Work instructions: Nothing after the line with "minimum width=170pt] (status)" belongs in the copy; extract the lines below from the top through that line, pictures left out.

- - - - -

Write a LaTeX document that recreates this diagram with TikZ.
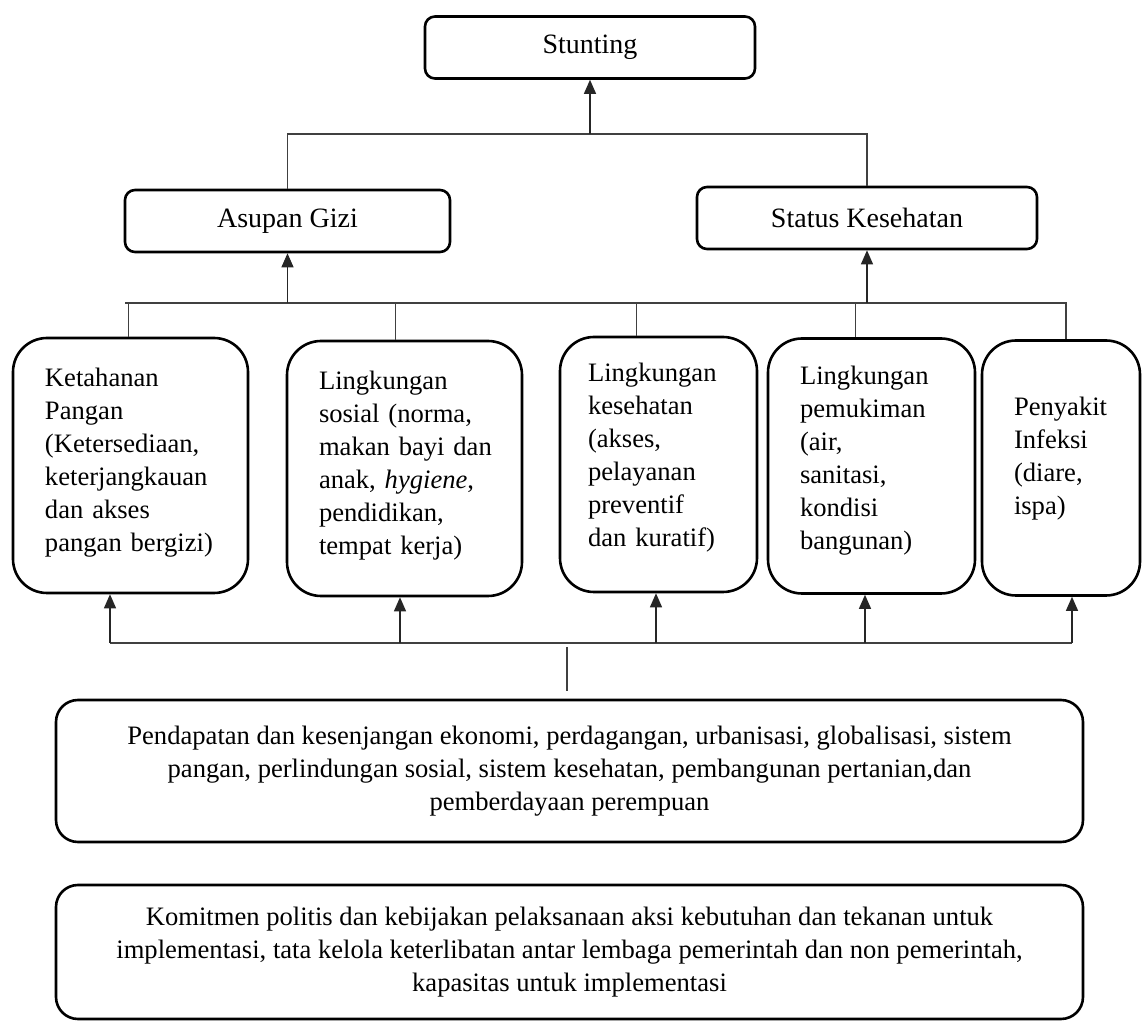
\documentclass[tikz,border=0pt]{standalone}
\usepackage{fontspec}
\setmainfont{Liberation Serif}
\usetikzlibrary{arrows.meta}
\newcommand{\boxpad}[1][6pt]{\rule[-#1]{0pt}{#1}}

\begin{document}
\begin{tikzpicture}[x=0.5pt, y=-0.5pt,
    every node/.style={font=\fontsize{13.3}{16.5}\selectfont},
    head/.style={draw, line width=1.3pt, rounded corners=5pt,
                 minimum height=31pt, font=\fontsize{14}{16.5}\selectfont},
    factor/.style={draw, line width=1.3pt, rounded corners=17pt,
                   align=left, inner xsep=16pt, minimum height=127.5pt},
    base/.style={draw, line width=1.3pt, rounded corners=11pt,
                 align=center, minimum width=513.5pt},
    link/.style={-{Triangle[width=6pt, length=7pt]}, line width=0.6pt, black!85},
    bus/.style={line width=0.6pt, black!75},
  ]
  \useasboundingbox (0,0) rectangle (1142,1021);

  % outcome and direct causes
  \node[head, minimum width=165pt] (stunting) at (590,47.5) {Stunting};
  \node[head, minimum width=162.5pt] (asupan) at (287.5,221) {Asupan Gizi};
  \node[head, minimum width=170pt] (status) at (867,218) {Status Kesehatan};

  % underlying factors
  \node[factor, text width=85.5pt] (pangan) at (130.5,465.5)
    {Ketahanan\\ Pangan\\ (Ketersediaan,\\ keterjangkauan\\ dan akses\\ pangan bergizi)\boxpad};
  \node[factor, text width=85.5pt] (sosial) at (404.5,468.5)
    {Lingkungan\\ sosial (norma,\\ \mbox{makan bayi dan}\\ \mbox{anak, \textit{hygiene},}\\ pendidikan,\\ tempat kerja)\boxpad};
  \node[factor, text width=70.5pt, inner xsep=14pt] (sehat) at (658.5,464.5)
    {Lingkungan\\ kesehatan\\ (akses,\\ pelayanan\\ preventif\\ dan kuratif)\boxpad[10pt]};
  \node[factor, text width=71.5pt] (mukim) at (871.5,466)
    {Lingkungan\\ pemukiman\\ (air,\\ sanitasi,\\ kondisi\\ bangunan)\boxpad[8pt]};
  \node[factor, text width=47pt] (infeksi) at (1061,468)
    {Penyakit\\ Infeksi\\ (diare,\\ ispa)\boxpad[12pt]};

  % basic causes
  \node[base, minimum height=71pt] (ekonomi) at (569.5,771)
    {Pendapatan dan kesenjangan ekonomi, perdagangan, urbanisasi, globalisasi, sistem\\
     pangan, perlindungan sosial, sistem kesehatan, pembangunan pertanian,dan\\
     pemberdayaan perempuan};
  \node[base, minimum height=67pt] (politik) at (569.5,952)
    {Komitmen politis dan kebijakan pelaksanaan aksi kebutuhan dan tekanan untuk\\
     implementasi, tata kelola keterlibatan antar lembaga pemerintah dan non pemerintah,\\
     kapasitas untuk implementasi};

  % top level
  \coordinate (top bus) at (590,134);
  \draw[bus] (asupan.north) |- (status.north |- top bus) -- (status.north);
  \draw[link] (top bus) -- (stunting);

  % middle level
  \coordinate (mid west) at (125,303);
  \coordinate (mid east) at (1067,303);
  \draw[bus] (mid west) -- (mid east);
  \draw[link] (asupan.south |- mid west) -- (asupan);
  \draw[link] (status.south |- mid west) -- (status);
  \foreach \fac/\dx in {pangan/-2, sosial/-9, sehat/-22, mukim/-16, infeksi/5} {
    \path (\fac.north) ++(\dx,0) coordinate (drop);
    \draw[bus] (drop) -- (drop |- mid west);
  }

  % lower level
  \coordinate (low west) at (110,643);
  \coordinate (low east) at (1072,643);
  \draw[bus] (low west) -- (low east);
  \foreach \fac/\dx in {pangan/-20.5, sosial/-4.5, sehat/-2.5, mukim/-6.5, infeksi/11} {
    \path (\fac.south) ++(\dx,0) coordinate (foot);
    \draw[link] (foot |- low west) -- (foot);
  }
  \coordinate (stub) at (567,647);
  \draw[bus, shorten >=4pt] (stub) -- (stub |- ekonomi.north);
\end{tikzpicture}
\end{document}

- - - - -

Completed task:
Write a LaTeX document that recreates this diagram with TikZ.
\documentclass[tikz,border=0pt]{standalone}
\usepackage{fontspec}
\setmainfont{Liberation Serif}
\usetikzlibrary{arrows.meta}
\newcommand{\boxpad}[1][6pt]{\rule[-#1]{0pt}{#1}}

\begin{document}
\begin{tikzpicture}[x=0.5pt, y=-0.5pt,
    every node/.style={font=\fontsize{13.3}{16.5}\selectfont},
    head/.style={draw, line width=1.3pt, rounded corners=5pt,
                 minimum height=31pt, font=\fontsize{14}{16.5}\selectfont},
    factor/.style={draw, line width=1.3pt, rounded corners=17pt,
                   align=left, inner xsep=16pt, minimum height=127.5pt},
    base/.style={draw, line width=1.3pt, rounded corners=11pt,
                 align=center, minimum width=513.5pt},
    link/.style={-{Triangle[width=6pt, length=7pt]}, line width=0.6pt, black!85},
    bus/.style={line width=0.6pt, black!75},
  ]
  \useasboundingbox (0,0) rectangle (1142,1021);

  % outcome and direct causes
  \node[head, minimum width=165pt] (stunting) at (590,47.5) {Stunting};
  \node[head, minimum width=162.5pt] (asupan) at (287.5,221) {Asupan Gizi};
  \node[head, minimum width=170pt] (status) at (867,218) {Status Kesehatan};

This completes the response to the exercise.